Debt consolidation involves many financial risks if you have bad credit, which is why people often select debt settlement to solve their debt problems. Debt consolidation requires a credit check prior to you obtaining a loan, while debt settlement allows you to enroll in the program without a credit check.

Debt consolidation involves you obtaining a loan from a financial institution, typically a bank, credit union or savings and loan association. Once you receive the debt consolidation loan, you direct the funds toward paying off all your high-interest debts. However, your loan lender determines your interest rate and payment terms based on your credit history. If you have bad credit, the lender may refuse the loan or offer it at a significantly high interest rate, making the loan an expensive option to eliminate debt.

Instead of enduring the approval process for a debt consolidation loan, you can enroll in a debt settlement program to pay off debts.
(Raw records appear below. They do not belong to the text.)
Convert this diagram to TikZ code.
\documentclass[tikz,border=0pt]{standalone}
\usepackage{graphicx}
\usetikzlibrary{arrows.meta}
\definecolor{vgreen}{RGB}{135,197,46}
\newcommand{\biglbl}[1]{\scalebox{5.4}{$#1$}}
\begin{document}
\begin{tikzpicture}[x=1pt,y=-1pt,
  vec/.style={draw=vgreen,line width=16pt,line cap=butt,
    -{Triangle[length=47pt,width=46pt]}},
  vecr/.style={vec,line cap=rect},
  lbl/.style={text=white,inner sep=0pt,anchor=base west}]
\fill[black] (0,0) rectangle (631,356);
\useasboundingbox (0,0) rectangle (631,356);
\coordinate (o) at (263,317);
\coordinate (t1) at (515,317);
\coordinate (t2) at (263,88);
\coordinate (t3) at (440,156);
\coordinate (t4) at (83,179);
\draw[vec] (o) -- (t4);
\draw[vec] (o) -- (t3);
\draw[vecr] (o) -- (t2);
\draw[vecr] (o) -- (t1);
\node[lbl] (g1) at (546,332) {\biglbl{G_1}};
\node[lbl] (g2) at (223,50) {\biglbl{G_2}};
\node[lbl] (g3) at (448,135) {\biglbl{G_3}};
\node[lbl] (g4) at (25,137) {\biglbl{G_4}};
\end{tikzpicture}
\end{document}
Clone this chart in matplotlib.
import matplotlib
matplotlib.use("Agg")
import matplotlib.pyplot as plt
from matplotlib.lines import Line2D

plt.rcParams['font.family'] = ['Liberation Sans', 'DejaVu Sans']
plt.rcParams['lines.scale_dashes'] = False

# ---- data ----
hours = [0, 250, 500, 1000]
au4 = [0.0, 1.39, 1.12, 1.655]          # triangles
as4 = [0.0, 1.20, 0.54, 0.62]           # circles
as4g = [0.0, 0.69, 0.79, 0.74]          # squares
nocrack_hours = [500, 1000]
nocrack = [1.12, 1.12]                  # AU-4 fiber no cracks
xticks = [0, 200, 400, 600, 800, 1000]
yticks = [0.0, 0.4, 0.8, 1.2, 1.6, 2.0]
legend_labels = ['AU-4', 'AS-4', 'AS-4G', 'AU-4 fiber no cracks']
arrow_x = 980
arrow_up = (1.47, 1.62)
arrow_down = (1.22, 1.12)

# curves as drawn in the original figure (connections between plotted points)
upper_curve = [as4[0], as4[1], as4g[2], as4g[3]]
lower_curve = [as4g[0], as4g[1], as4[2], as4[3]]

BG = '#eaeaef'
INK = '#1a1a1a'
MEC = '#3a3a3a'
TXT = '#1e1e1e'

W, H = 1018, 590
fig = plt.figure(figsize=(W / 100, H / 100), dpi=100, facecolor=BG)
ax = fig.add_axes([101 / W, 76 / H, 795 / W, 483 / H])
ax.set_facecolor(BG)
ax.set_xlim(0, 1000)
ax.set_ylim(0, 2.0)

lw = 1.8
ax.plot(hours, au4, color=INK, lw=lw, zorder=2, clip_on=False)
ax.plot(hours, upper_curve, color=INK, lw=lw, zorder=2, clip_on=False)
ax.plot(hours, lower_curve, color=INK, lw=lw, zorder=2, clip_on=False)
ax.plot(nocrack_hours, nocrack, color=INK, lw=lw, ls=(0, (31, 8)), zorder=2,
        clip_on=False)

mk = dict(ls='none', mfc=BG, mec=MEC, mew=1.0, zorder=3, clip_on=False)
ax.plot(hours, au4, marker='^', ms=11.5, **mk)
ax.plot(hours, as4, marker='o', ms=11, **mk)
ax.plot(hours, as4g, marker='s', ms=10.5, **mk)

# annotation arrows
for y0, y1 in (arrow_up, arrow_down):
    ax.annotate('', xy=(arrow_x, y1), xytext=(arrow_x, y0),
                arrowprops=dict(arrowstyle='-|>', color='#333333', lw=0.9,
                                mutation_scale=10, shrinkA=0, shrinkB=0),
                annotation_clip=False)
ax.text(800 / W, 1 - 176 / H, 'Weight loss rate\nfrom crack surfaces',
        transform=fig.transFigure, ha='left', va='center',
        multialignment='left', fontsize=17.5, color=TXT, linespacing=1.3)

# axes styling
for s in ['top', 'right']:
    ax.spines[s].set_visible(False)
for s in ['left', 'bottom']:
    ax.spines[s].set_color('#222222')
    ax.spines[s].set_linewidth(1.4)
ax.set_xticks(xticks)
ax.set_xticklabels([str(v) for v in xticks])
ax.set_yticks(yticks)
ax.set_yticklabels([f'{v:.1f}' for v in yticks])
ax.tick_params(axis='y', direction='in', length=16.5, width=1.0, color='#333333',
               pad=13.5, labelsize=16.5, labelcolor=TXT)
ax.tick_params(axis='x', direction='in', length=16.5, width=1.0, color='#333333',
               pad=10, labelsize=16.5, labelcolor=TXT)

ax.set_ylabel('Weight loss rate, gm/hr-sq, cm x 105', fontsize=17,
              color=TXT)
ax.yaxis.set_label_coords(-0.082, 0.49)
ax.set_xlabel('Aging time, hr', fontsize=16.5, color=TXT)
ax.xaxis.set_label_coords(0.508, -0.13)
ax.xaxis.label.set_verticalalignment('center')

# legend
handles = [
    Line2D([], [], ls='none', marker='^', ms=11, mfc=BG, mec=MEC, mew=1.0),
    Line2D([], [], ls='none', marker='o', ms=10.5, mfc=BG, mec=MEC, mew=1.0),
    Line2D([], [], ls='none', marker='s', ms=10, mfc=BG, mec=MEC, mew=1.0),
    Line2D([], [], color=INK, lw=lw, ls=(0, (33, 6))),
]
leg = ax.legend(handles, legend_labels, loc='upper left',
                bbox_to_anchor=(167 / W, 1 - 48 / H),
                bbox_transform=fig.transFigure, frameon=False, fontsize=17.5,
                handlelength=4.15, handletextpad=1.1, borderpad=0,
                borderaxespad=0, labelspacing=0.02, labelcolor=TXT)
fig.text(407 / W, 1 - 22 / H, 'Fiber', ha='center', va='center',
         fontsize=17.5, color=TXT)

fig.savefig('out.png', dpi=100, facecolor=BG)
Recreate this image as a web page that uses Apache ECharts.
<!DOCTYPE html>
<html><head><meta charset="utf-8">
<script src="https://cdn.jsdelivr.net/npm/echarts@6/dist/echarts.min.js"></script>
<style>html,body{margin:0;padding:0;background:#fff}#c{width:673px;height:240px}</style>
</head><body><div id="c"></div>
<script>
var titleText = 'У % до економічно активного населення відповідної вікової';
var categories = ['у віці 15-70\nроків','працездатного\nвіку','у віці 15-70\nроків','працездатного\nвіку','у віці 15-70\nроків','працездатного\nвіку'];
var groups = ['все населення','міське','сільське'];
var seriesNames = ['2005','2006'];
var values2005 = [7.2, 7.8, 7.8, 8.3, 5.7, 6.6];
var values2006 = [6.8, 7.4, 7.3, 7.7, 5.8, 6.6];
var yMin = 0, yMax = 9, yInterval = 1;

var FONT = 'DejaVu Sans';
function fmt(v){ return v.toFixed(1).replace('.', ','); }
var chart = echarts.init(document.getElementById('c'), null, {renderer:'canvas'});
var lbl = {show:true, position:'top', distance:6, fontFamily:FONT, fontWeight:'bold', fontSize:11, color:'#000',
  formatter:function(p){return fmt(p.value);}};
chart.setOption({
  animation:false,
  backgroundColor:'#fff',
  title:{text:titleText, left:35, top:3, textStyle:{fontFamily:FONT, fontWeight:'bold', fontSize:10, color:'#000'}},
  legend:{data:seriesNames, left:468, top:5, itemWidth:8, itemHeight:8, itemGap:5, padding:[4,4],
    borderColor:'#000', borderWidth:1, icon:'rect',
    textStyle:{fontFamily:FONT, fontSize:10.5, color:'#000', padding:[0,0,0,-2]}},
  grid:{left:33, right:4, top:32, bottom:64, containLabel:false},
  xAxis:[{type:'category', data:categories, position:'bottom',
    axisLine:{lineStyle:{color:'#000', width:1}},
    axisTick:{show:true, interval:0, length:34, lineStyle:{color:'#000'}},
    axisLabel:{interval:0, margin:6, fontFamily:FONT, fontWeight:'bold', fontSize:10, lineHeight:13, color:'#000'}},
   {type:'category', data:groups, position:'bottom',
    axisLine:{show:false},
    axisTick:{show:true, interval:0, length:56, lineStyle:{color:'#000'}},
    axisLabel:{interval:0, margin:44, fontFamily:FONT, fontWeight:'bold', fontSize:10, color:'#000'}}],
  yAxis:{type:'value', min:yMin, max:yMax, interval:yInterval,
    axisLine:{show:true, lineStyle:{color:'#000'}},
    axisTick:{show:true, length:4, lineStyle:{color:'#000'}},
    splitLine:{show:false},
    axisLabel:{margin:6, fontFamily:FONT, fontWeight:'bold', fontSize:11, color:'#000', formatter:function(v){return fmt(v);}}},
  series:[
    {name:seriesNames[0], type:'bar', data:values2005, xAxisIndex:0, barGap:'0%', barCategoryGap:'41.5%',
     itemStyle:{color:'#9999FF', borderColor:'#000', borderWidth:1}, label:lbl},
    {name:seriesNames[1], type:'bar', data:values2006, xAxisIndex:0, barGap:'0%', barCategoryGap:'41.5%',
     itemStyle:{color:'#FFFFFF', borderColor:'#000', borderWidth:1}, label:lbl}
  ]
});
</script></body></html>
The debt settlement company allows its clients to enroll without a credit check, and you can save more money than using a debt consolidation loan.

Debt settlement companies work on your behalf to relieve debt problems by entering into negotiations with your creditors to reduce the amount of owed debt. With debt settlement, you pay only 40 to 60 percent of your original debt principal, and since you pay less toward each debt, you become debt free in a short time.

The benefits of debt settlement outweigh those of debt consolidation. You save more money, reduce debt quicker and avoid a credit check with debt settlement.